JAY-Z Wrestles with Identity on 4:44

JAY-Z has gotten personal in the past, but his latest album, 4:44, is by far his most introspective work to date. The name originates from the time in the morning JAY woke up to write the title track, which is an apology to his wife Beyoncé over his infidelity. This album is essentially just a slice out of JAY’s life and his current situation.

Conceptually, each track tackles a different topic, but the constant theme of duality unifies the whole project. The main binary is between Shawn Carter and his alter-ego Jay Z—emphasis on ego. Before the album’s release, Shawn changed his stage name from Jay Z to JAY-Z. While that may seem pointless, it actually means this album is from a different perspective than previous projects, hence the opening track “Kill Jay Z”. He is no longer the heartless, drug dealer he used to be and is now a more conscious family man.

While JAY spends the whole album trying to move forward, he does have moments where he struggles with and even relapses into his former self. He opens the banger track “Bam” with the tone setting line “Shawn was on that gospel shit/I was on the total f*ckin’ opposite”. Basically JAY was actually a straight and narrow kid who created the drug dealer persona Jay Z to survive in his environment. This is furthered by the line “Shawn was in flight mode, I bought a Pyrex”.

The biggest moment of progression for JAY comes on “Smile”, with his acceptance of his mother being a lesbian. In 2017 this may not seem too shocking, but when you consider JAY’s past homophobia it is definitely something to applaud. He has always held his mother in very high regard so of course he feels incredibly guilty for all the gay slurs he used on his early albums. In classic JAY fashion, the track is finished with a spoken word piece by his mother Gloria Carter about her time hiding from her sexuality, and it is truly moving. Intentionally, the next track is “Caught Your Eyes” which opens with vocals from Frank Ocean, who as most know is also gay.

The track “Moonlight”—named after last year’s Best Picture Winner—stands out as an obvious metaphor for both his mother’s closet-homosexuality and his own masquerading as his drug dealer identity. Moonlight, the film, looks at the life of the homosexual, black protagonist Chiron and his struggle with his identity growing up in the ghetto. Chiron becomes a drug dealer in attempt to mask his own insecurities similarly to how JAY-Z created his alter-ego to survive life in the projects.

The Moonlight metaphors don’t end there though, as JAY also uses it to criticize rappers who present a fake gangster lifestyle in their music.  He opens the track by hilariously impersonating these rappers and warns them not to flash their weapons because he knows they won’t use them. JAY definitely means what he says though, especially considering he once stabbed a record executive because he heard that he may have been behind the leaking of Vol. 3….
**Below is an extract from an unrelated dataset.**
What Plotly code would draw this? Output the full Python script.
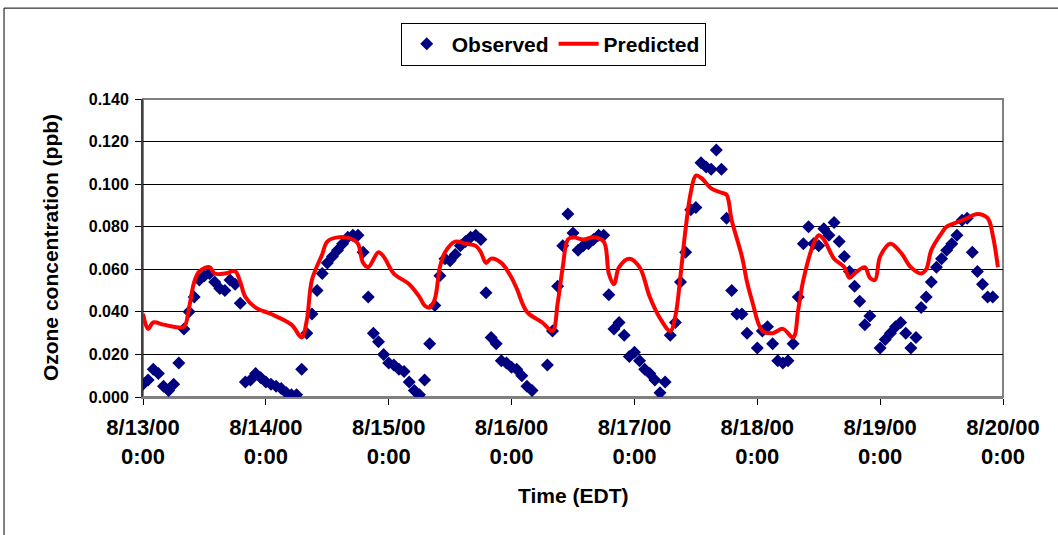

JAY also goes at an older generation of rappers on “Family Feud” who he believes unfairly dismiss anything that’s new and foreign to them. Many of these “old-heads” grievances with the new generation comes down to their fashion choices, be it Young Thug’s love for dresses or Lil Uzi Vert’s septum piercing. To mock them, he cleverly quips “And old n***as, y’all stop actin’ brand new/Like 2Pac ain’t got a nose ring too”.

With JAY’s transformation to a new man comes with the cutting of some old ties, namely his long-time collaborator Kanye West. The opener “Kill Jay Z” juxtaposes with “I Love Kanye” off of Yeezy’s latest album The Life of Pablo. On their respective tracks, JAY seems to resent his ignorance whereas Kanye embrace’s it.  JAY calls out ‘Ye for his onstage rant about him last November, and even criticizes himself for being part of the problem between the two. JAY offers even more shots on “Bam” and “Moonlight”, with many other subliminal disses scattered throughout the album.

Past JAY projects have all featured a multitude of producers, but this album is entirely produced by No I.D. with a little help from JAY himself. No I.D.’s production here is smooth, soulful, and full of excellent samples that complement the topics JAY is rapping about. The sample of “Late Nights and Heartbreak” by Hannah Williams and The Affirmations on “4:44” is a great example this. The sampled vocals talk of running away from your mistakes and not treating someone the way you should, which perfectly parallels JAY’s feelings towards his infidelity. JAY’s emceeing is stellar, but No I.D.’s production really takes this album to the next level. The two together is the perfect combo, and seems to have brought out the best in both of them.

After a career spanning over two decades with thirteen solo albums, it is astonishing that JAY managed to release something as personal and cohesive as 4:44. As an emcee, he is just as mesmerizing as he was at the beginning of his career, with even more confidence and bravado. Personally, this is JAY’s best album since 2003’s The Black Album, which at the time he billed as his retirement from rap. If there ever were a time for JAY to retire, it would be now while he is at the top of his game once again.

Grade: A-

Recommended Tracks:

“Kill Jay Z”




“Marcy Me”

Best Line: “Y’all on the ‘Gram holdin’ money to your ear/There’s a disconnect, we don’t call that money over here” – The Story of O.J.